== INSTRUCTIONS FOR THE TASK ==
Produce an exact copy of the lines below that run from the line containing "Convert this diagram to TikZ code." to the line containing "(7,1194) -- (669,1194);", inclusive; any picture is omitted.
───── RECORDED DATA
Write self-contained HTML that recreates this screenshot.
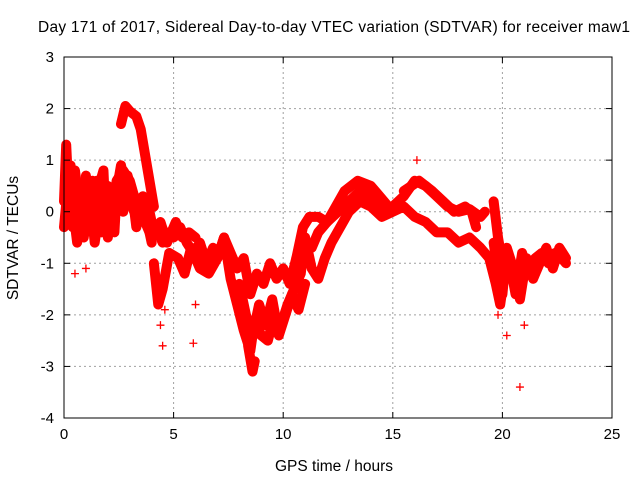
<!DOCTYPE html>
<html><head><meta charset="utf-8"><style>
body{margin:0;background:#fff;}
svg text{font-family:"Liberation Sans",sans-serif;font-size:15px;fill:#000;}
</style></head><body>
<svg id="chart" width="640" height="480" viewBox="0 0 640 480" xmlns="http://www.w3.org/2000/svg">
<text x="334" y="32" text-anchor="middle" textLength="592" style="font-size:15.5px">Day 171 of 2017, Sidereal Day-to-day VTEC variation (SDTVAR) for receiver maw1</text>
<text x="334" y="471" text-anchor="middle" style="font-size:15.5px">GPS time / hours</text>
<text transform="translate(18,238) rotate(-90)" text-anchor="middle" style="font-size:15.5px">SDTVAR / TECUs</text>
<g id="grid"></g><g id="marks"></g><g id="axes"></g>
</svg>
<script>
const xTicks=[0,5,10,15,20,25];
const yTicks=[-4,-3,-2,-1,0,1,2,3];
const trackMain=[[0,0.2],[0.1,1.3],[0.2,0.4],[0.3,0.9],[0.4,-0.3],[0.5,0.5],[0.7,-0.5],[0.9,0.3],[1.0,0.7],[1.1,-0.2],[1.3,0.6],[1.5,-0.3],[1.6,0.5],[1.8,0.8],[1.9,-0.2],[2.1,0.3],[2.3,-0.4],[2.4,0.4],[2.6,0.9],[2.8,0.5],[3.0,0.2],[3.2,0.0],[3.4,-0.2],[3.6,-0.1],[3.9,-0.4],[4.2,-0.3],[4.5,-0.6],[4.8,-0.4],[5.0,-0.5],[5.3,-0.3],[5.6,-0.6],[5.9,-0.8],[6.2,-0.6],[6.5,-1.0],[6.8,-0.7],[7.0,-0.9],[7.3,-0.5],[7.6,-0.8],[7.9,-1.1],[8.2,-0.9],[8.5,-1.6],[8.8,-1.2],[9.1,-1.4],[9.4,-1.0],[9.7,-1.3],[10.0,-1.1],[10.3,-1.4],[10.6,-0.9],[10.9,-0.3],[11.2,-0.1],[11.6,-0.1],[12.0,-0.2],[12.5,0.0],[13.0,0.2],[13.5,0.4],[14.0,0.3],[14.5,0.1],[15.0,0.1],[15.5,0.3],[16.0,0.6],[16.5,0.5],[17.0,0.3],[17.5,0.1],[18.0,0.0],[18.5,0.05],[19.0,-0.1],[19.2,0.0]];
const trackLeft2=[[0,-0.3],[0.2,0.6],[0.4,0.1],[0.6,-0.6],[0.8,0.2],[1.0,-0.4],[1.2,0.3],[1.4,-0.6],[1.6,0.0],[1.8,0.4],[2.0,-0.5],[2.2,0.1],[2.5,0.3],[2.7,0.0],[2.9,0.7],[3.1,0.4],[3.3,-0.3],[3.6,0.3],[3.8,-0.2],[4.0,-0.6]];
const trackLeft3=[[0.1,0.5],[0.3,-0.1],[0.5,0.8],[0.7,0.1],[0.9,-0.5],[1.1,0.4],[1.3,-0.1],[1.5,0.6],[1.7,-0.4],[2.0,0.5],[2.2,-0.2],[2.4,0.6],[2.7,0.8],[3.0,0.6],[3.2,0.3],[3.5,0.0],[3.8,0.2],[4.1,-0.4],[4.4,-0.2],[4.7,-0.6],[5.1,-0.2],[5.4,-0.5],[5.7,-0.4],[6.0,-0.5]];
const trackHump=[[2.6,1.7],[2.8,2.05],[3.0,1.95],[3.3,1.85],[3.5,1.6],[3.7,1.1],[3.9,0.6],[4.1,0.1]];
const trackLow=[[4.1,-1.0],[4.3,-1.8],[4.5,-1.5],[4.8,-0.8],[5.2,-0.9],[5.5,-1.2],[5.8,-0.7],[6.2,-1.1],[6.6,-1.2],[7.0,-0.9],[7.3,-0.5],[7.6,-1.3],[7.9,-1.8],[8.2,-2.3],[8.5,-2.7],[8.7,-2.1],[9.0,-2.4],[9.3,-2.5],[9.6,-2.0],[9.9,-2.2],[10.2,-1.8],[10.5,-1.5],[10.8,-1.2],[11.0,-0.5],[11.3,-1.1],[11.6,-1.3],[11.9,-0.9],[12.2,-0.6],[12.6,-0.3],[13.0,0.0],[13.5,0.2],[14.0,0.1],[14.5,-0.1],[15.0,0.0],[15.5,0.1],[16.0,-0.1],[16.5,-0.2],[17.0,-0.4],[17.5,-0.4],[18.0,-0.6],[18.5,-0.5],[19.0,-0.7],[19.4,-0.9],[19.7,-1.4],[19.9,-1.8],[20.1,-1.2],[20.3,-0.9],[20.6,-1.6],[20.9,-0.8],[21.2,-1.2],[21.5,-0.9],[21.8,-0.8],[22.1,-1.0],[22.4,-0.8],[22.7,-0.9],[22.9,-1.0]];
const trackLow2=[[8.0,-1.4],[8.3,-2.0],[8.6,-2.4],[8.9,-1.8],[9.2,-2.2],[9.5,-1.7],[9.8,-2.4],[10.1,-2.0],[10.4,-1.6],[10.7,-1.9],[11.0,-1.4]];
const trackLate2=[[19.6,-0.6],[19.8,-1.2],[20.0,-1.6],[20.2,-0.7],[20.5,-1.1],[20.8,-1.7],[21.1,-0.9],[21.4,-1.3],[21.7,-1.0],[22.0,-0.7],[22.3,-1.1],[22.6,-0.7],[22.9,-0.9]];
const trackDip=[[8.4,-2.6],[8.6,-3.1],[8.7,-2.9]];
const trackUpper=[[10.6,-0.9],[11.0,-0.6],[11.3,-0.7],[11.6,-0.4],[12.0,-0.2],[12.4,0.1],[12.8,0.4],[13.4,0.6],[14.0,0.5],[14.4,0.3],[14.8,0.1]];
const trackUpper2=[[15.5,0.4],[16.2,0.6],[16.8,0.4],[17.3,0.2],[17.8,0.0],[18.3,0.1],[18.6,0.0],[18.8,-0.3]];
const trackLate=[[19.6,0.2],[19.8,-0.5],[20.0,-1.0]];
const outliers=[[4.5,-2.6],[5.9,-2.55],[20.8,-3.4],[20.2,-2.4],[0.5,-1.2],[1.0,-1.1],[6.0,-1.8],[19.8,-2.0],[21.0,-2.2],[16.1,1.0],[4.4,-2.2],[4.6,-1.9]];
const tracks=[trackMain,trackLeft2,trackLeft3,trackHump,trackLow,trackLow2,trackLate2,trackDip,trackUpper,trackUpper2,trackLate];
const X0=64,X1=612,Y0=418,Y1=57;
const xs=v=>X0+(v-0)/25*(X1-X0);
const ys=v=>Y0-(v+4)/7*(Y0-Y1);
const NS="http://www.w3.org/2000/svg";
function mk(tag,attrs,parent){const e=document.createElementNS(NS,tag);for(const k in attrs)e.setAttribute(k,attrs[k]);parent.appendChild(e);return e;}
const grid=document.getElementById('grid'),marks=document.getElementById('marks'),axes=document.getElementById('axes');
xTicks.forEach(t=>{
 if(t>0&&t<25){const l=mk('line',{x1:xs(t),x2:xs(t),y1:Y1,y2:Y0,stroke:'#a0a0a0','stroke-dasharray':'2,3'},grid);
 
 }
 mk('line',{x1:xs(t),x2:xs(t),y1:Y0,y2:Y0-6,stroke:'#000'},axes);
 mk('line',{x1:xs(t),x2:xs(t),y1:Y1,y2:Y1+6,stroke:'#000'},axes);
 const tx=mk('text',{x:xs(t),y:Y0+21,'text-anchor':'middle'},axes);tx.textContent=t;
 
 
});
yTicks.forEach(t=>{
 if(t>-4&&t<3){const l=mk('line',{x1:X0,x2:X1,y1:ys(t),y2:ys(t),stroke:'#a0a0a0','stroke-dasharray':'2,3'},grid);
 
 }
 mk('line',{x1:X0,x2:X0+6,y1:ys(t),y2:ys(t),stroke:'#000'},axes);
 mk('line',{x1:X1,x2:X1-6,y1:ys(t),y2:ys(t),stroke:'#000'},axes);
 const tx=mk('text',{x:X0-10,y:ys(t)+5,'text-anchor':'end'},axes);tx.textContent=t;
 
 
});
const frame=mk('rect',{x:X0,y:Y1,width:X1-X0,height:Y0-Y1,fill:'none',stroke:'#000'},axes);


function plus(x,y){const p=mk('path',{d:`M${x-4},${y}h8M${x},${y-4}v8`,stroke:'#f00','stroke-width':1.3},marks);
 
 }
tracks.forEach(tr=>{
 const pl=mk('polyline',{points:tr.map(p=>xs(p[0])+','+ys(p[1])).join(' '),fill:'none',stroke:'#f00','stroke-width':10,'stroke-linejoin':'round','stroke-linecap':'round'},marks);
 
 
 tr.forEach(p=>plus(xs(p[0]),ys(p[1])));
});
outliers.forEach(p=>plus(xs(p[0]),ys(p[1])));
</script>
</body></html>
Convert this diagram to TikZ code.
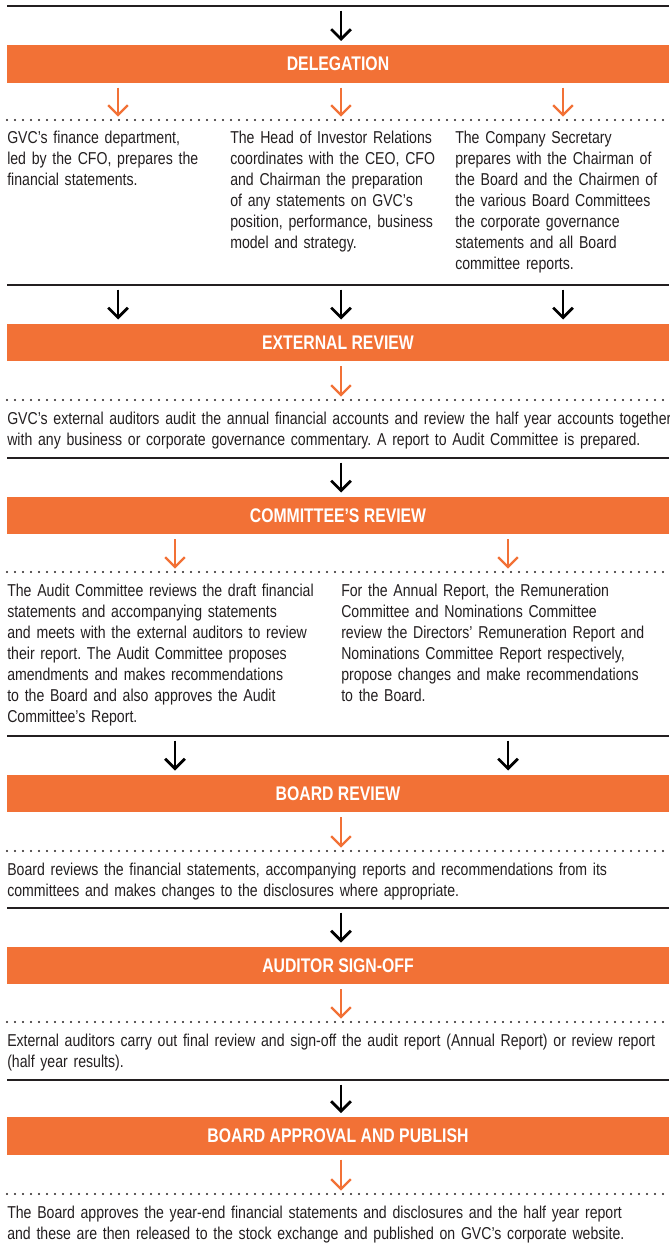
\documentclass[tikz,border=0pt]{standalone}
\usepackage{fontspec}
\setmainfont[FakeStretch=0.82, WordSpace=0.75]{Liberation Sans}
\newfontfamily\headfont[FakeStretch=0.8]{Liberation Sans}
\usetikzlibrary{arrows.meta, positioning}
\definecolor{gvcorange}{RGB}{242,113,54}
\definecolor{dgrey}{RGB}{35,31,32}
\tikzstyle{stage} = [rectangle, fill=gvcorange, text=white,
minimum width=496.5pt, minimum height=28.1pt, inner sep=0pt,
font=\headfont\fontsize{14.8}{16}\selectfont\bfseries]
\tikzstyle{body} = [anchor=base west, inner sep=0pt, align=left,
text width=560pt, text=dgrey, font=\fontsize{12.9}{15.75}\selectfont]
\tikzstyle{rule} = [line width=1.2pt, draw=dgrey]
\tikzstyle{dotline} = [line width=1.6pt, line cap=round,
dash pattern=on 0pt off 6pt, draw=dgrey]
\tikzstyle{arrow} = [line width=2pt, draw=black,
-{Straight Barb[angle=90:10.5pt]}, shorten <=3.5pt, shorten >=3pt]
\tikzstyle{oarrow} = [arrow, draw=gvcorange, line width=1.7pt,
shorten >=2.5pt]

\begin{document}
\frenchspacing
\begin{tikzpicture}[x=0.75pt, y=-0.75pt]
    \useasboundingbox (0,0) rectangle (669,1244);

    % stages
    \node (deleg) [stage] at (338,64) {DELEGATION};
    \node (ext) [stage] at (338,342.5) {EXTERNAL REVIEW};
    \node (comm) [stage] at (338,515.5) {COMMITTEE’S REVIEW};
    \node (board) [stage] at (338,793.5) {BOARD REVIEW};
    \node (signoff) [stage] at (338,965.5) {AUDITOR SIGN-OFF};
    \node (publish) [stage] at (338,1136) {BOARD APPROVAL AND PUBLISH};

    % solid rules
    \draw [rule] (7,6) -- (669,6);
    \draw [rule] (7,285) -- (669,285);
    \draw [rule] (7,458) -- (669,458);
    \draw [rule] (7,736) -- (669,736);
    \draw [rule] (7,908) -- (669,908);
    \draw [rule] (7,1080) -- (669,1080);

    % dotted rules
    \draw [dotline] (7,120) -- (669,120);
    \draw [dotline] (7,400) -- (669,400);
    \draw [dotline] (7,572) -- (669,572);
    \draw [dotline] (7,851) -- (669,851);
    \draw [dotline] (7,1022) -- (669,1022);
    \draw [dotline] (7,1194) -- (669,1194);

    % texts
    \node (finance) [body] at (7,144)
        {GVC’s finance department,\\ led by the CFO, prepares the\\
        financial statements.};
    \node (investor) [body] at (230,144)
        {The Head of Investor Relations\\ coordinates with the CEO, CFO\\
        and Chairman the preparation\\ of any statements on GVC’s\\
        position, performance, business\\ model and strategy.};
    \node (secretary) [body] at (455,144)
        {The Company Secretary\\ prepares with the Chairman of\\
        the Board and the Chairmen of\\ the various Board Committees\\
        the corporate governance\\ statements and all Board\\
        committee reports.};
    \node (auditors) [body] at (7,424.5)
        {GVC’s external auditors audit the annual financial accounts and review the half year accounts together\\
        with any business or corporate governance commentary. A report to Audit Committee is prepared.};
    \node (audit) [body] at (7,596.5)
        {The Audit Committee reviews the draft financial\\
        statements and accompanying statements\\
        and meets with the external auditors to review\\
        their report. The Audit Committee proposes\\
        amendments and makes recommendations\\
        to the Board and also approves the Audit\\
        Committee’s Report.};
    \node (remun) [body] at (341,596.5)
        {For the Annual Report, the Remuneration\\
        Committee and Nominations Committee\\
        review the Directors’ Remuneration Report and\\
        Nominations Committee Report respectively,\\
        propose changes and make recommendations\\
        to the Board.};
    \node (reviews) [body] at (7,875.5)
        {Board reviews the financial statements, accompanying reports and recommendations from its\\
        committees and makes changes to the disclosures where appropriate.};
    \node (final) [body] at (7,1046.5)
        {External auditors carry out final review and sign-off the audit report (Annual Report) or review report\\
        (half year results).};
    \node (approves) [body] at (7,1218.5)
        {The Board approves the year-end financial statements and disclosures and the half year report\\
        and these are then released to the stock exchange and published on GVC’s corporate website.};

    % arrow ends on the rules
    \coordinate (in) at (341,6);
    \coordinate (d1) at (118,120);
    \coordinate (d2) at (341,120);
    \coordinate (d3) at (563,120);
    \coordinate (r1) at (118,285);
    \coordinate (r2) at (341,285);
    \coordinate (r3) at (563,285);
    \coordinate (e1) at (341,400);
    \coordinate (e2) at (341,458);
    \coordinate (c1) at (175,572);
    \coordinate (c2) at (508,572);
    \coordinate (s1) at (175,736);
    \coordinate (s2) at (508,736);
    \coordinate (b1) at (341,851);
    \coordinate (b2) at (341,908);
    \coordinate (a1) at (341,1022);
    \coordinate (a2) at (341,1080);
    \coordinate (p1) at (341,1194);

    % arrows
    \draw [arrow] (in) -- (deleg.north -| in);
    \draw [oarrow] (deleg.south -| d1) -- (d1);
    \draw [oarrow] (deleg.south -| d2) -- (d2);
    \draw [oarrow] (deleg.south -| d3) -- (d3);
    \draw [arrow] (r1) -- (ext.north -| r1);
    \draw [arrow] (r2) -- (ext.north -| r2);
    \draw [arrow] (r3) -- (ext.north -| r3);
    \draw [oarrow] (ext.south -| e1) -- (e1);
    \draw [arrow] (e2) -- (comm.north -| e2);
    \draw [oarrow] (comm.south -| c1) -- (c1);
    \draw [oarrow] (comm.south -| c2) -- (c2);
    \draw [arrow] (s1) -- (board.north -| s1);
    \draw [arrow] (s2) -- (board.north -| s2);
    \draw [oarrow] (board.south -| b1) -- (b1);
    \draw [arrow] (b2) -- (signoff.north -| b2);
    \draw [oarrow] (signoff.south -| a1) -- (a1);
    \draw [arrow] (a2) -- (publish.north -| a2);
    \draw [oarrow] (publish.south -| p1) -- (p1);
\end{tikzpicture}
\end{document}
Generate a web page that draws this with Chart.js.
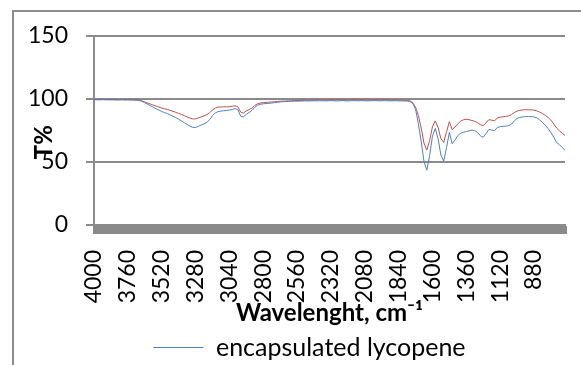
──────────
== COMPLETE OUTPUT ==
Convert this diagram to TikZ code.
\documentclass[tikz,border=0pt]{standalone}
\usepackage{fontspec}
\setmainfont[FakeStretch=0.82, WordSpace=0.75]{Liberation Sans}
\newfontfamily\headfont[FakeStretch=0.8]{Liberation Sans}
\usetikzlibrary{arrows.meta, positioning}
\definecolor{gvcorange}{RGB}{242,113,54}
\definecolor{dgrey}{RGB}{35,31,32}
\tikzstyle{stage} = [rectangle, fill=gvcorange, text=white,
minimum width=496.5pt, minimum height=28.1pt, inner sep=0pt,
font=\headfont\fontsize{14.8}{16}\selectfont\bfseries]
\tikzstyle{body} = [anchor=base west, inner sep=0pt, align=left,
text width=560pt, text=dgrey, font=\fontsize{12.9}{15.75}\selectfont]
\tikzstyle{rule} = [line width=1.2pt, draw=dgrey]
\tikzstyle{dotline} = [line width=1.6pt, line cap=round,
dash pattern=on 0pt off 6pt, draw=dgrey]
\tikzstyle{arrow} = [line width=2pt, draw=black,
-{Straight Barb[angle=90:10.5pt]}, shorten <=3.5pt, shorten >=3pt]
\tikzstyle{oarrow} = [arrow, draw=gvcorange, line width=1.7pt,
shorten >=2.5pt]

\begin{document}
\frenchspacing
\begin{tikzpicture}[x=0.75pt, y=-0.75pt]
    \useasboundingbox (0,0) rectangle (669,1244);

    % stages
    \node (deleg) [stage] at (338,64) {DELEGATION};
    \node (ext) [stage] at (338,342.5) {EXTERNAL REVIEW};
    \node (comm) [stage] at (338,515.5) {COMMITTEE’S REVIEW};
    \node (board) [stage] at (338,793.5) {BOARD REVIEW};
    \node (signoff) [stage] at (338,965.5) {AUDITOR SIGN-OFF};
    \node (publish) [stage] at (338,1136) {BOARD APPROVAL AND PUBLISH};

    % solid rules
    \draw [rule] (7,6) -- (669,6);
    \draw [rule] (7,285) -- (669,285);
    \draw [rule] (7,458) -- (669,458);
    \draw [rule] (7,736) -- (669,736);
    \draw [rule] (7,908) -- (669,908);
    \draw [rule] (7,1080) -- (669,1080);

    % dotted rules
    \draw [dotline] (7,120) -- (669,120);
    \draw [dotline] (7,400) -- (669,400);
    \draw [dotline] (7,572) -- (669,572);
    \draw [dotline] (7,851) -- (669,851);
    \draw [dotline] (7,1022) -- (669,1022);
    \draw [dotline] (7,1194) -- (669,1194);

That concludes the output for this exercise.